A humildade é uma virtude incontestável, que anda meio esquecida, mas se faz sempre mais necessária. O cristianismo fez dela uma das mais importantes virtudes, condição mesma para viver sua proposta. Pois para reconhecer a majestade e a infinitude de Deus e reconhecer-se criatura finita, pobre e limitada, é preciso ser humilde, ou seja, ter noção exata da própria envergadura e dos próprios condicionamentos.

Apesar do Cristianismo raramente ter sido considerado uma religião humilde, quase sempre associado à arrogância religiosa e ao triunfalismo, e com uma confiança absoluta na verdade superior de seus próprios ensinamentos, a virtude da humildade desempenhou papel central na tradição cristã desde suas origens. Santo Antão a ela se refere como "a primeira de todas as virtudes" e, para Santo Agostinho, consiste na "soma total do remédio que nos cura".

Dentro da tradição monástica do Ocidente, o caminho de subida para Deus foi desenvolvido em termos de doze degraus de humildade. E sua importância é tema central na reflexão e nos escritos da maioria dos místicos cristãos, desde Gregório, o Grande até o anônimo autor inglês da "Nuvem do não saber" do século XIV; passando pela grande mística carmelita Teresa de Ávila e por João da Cruz até os diálogos espirituais entre Francisco de Sales e Joana de Chantal.

Mesmo em tempos em que a importância da humildade possa ter parecido ser virtualmente eclipsada pelo triunfalismo e o poder eclesiástico, continuou a encontrar seu lugar central e inequívoco na obra de grandes teólogos como Tomás de Aquino e fundadores e espirituais do porte de Inácio de Loyola, que propõe em seus Exercícios Espirituais levar o retirante ao terceiro grau de humildade, desejando antes a pobreza e a loucura por Cristo do que o prestígio que o mundo dá.

E embora a noção de humildade tenha sido olhada como profundamente oposta à ênfase moderna na autonomia humana e na excelência individual, ainda figura com proeminência nos escritos de autores espirituais mais contemporâneos como Simone Weil, Emmanuel Mounier e Jean-Louis Chrétien. Este último chega a afirmar: "É bonito que a mais profunda das virtudes tenha uma reputação tão negativa".

Realmente, o que vem a humildade, com seu conteúdo de verdade e modéstia, de simplicidade e verdade, fazer num mundo que canoniza o poder, que vive de aparências, supervaloriza o ter em detrimento do ser e constrói a cada minuto ídolos e fetiches que o possam guindar sempre mais alto nas escalas social e profissional, à frente, nunca atrás, ainda que seja usando os outros para conseguir seu intento?

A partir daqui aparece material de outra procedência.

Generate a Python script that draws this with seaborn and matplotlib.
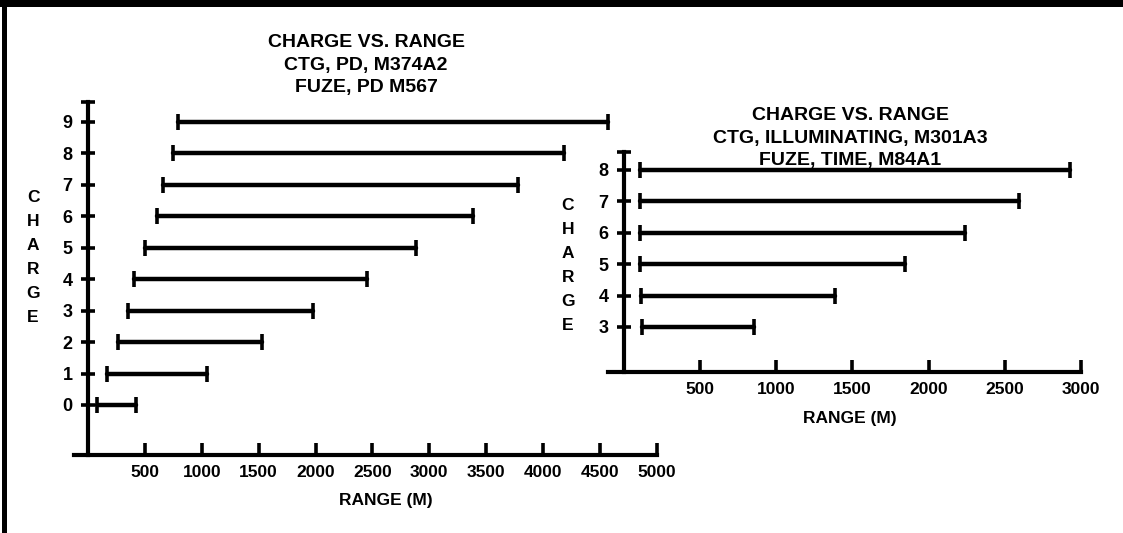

Uma pessoa humilde é malvista em nossa sociedade. Dela diz-se que não tem ambição nem garra, é fraca de personalidade, que não sabe se impor. Mais: é tida como boba, idiota, que não sabe aproveitar as oportunidades e chances que a vida lhe dá e se deixa ultrapassar pelos outros. Não se apega às conquistas conseguidas, não se agarra ao prestígio e ao poder dela emanados, mas deles se afasta, deixando o caminho livre para os adversários e concorrentes.

Essa reflexão nos vem após ouvir a palavra "humildade" pronunciada pelo ex-ministro da Casa Civil José Dirceu. Após as pesadas acusações que lhe foram feitas, José Dirceu retira-se, dizendo fazê-lo de cabeça erguida. Declara que vai reassumir seu mandato de deputado, voltar humildemente à militância dentro do PT, a fim de ajudar seu partido neste momento de profunda crise.

Não se entra aqui no mérito da culpa ou inocência do ex-ministro. Só o tempo, supondo-se que a verdade será apurada e perseguida com toda transparência, poderá dizer se a "cabeça erguida" por ele declarada uma e outra vez é real. Ou se, mais uma vez, o país se horrorizará ao ver seu sentimento nacional dilapidado pela corrupção, a falta de escrúpulos e a sede desmedida de poder.

A história julgará José Dirceu. Pois a humildade da qual ele declarava estar imbuído anda de mãos dadas com a verdade. E não parece ser muito comum nos homens públicos. O tempo fará com que a verdade se transparente dos malcheirosos escombros das denúncias e CPIs. Enquanto aguardamos, temos que reconhecer que a saída do chefe da Casa Civil foi pelo menos oportuna. E digna. Tomara que as declarações de seu discurso se comprovem no decorrer do processo da CPI.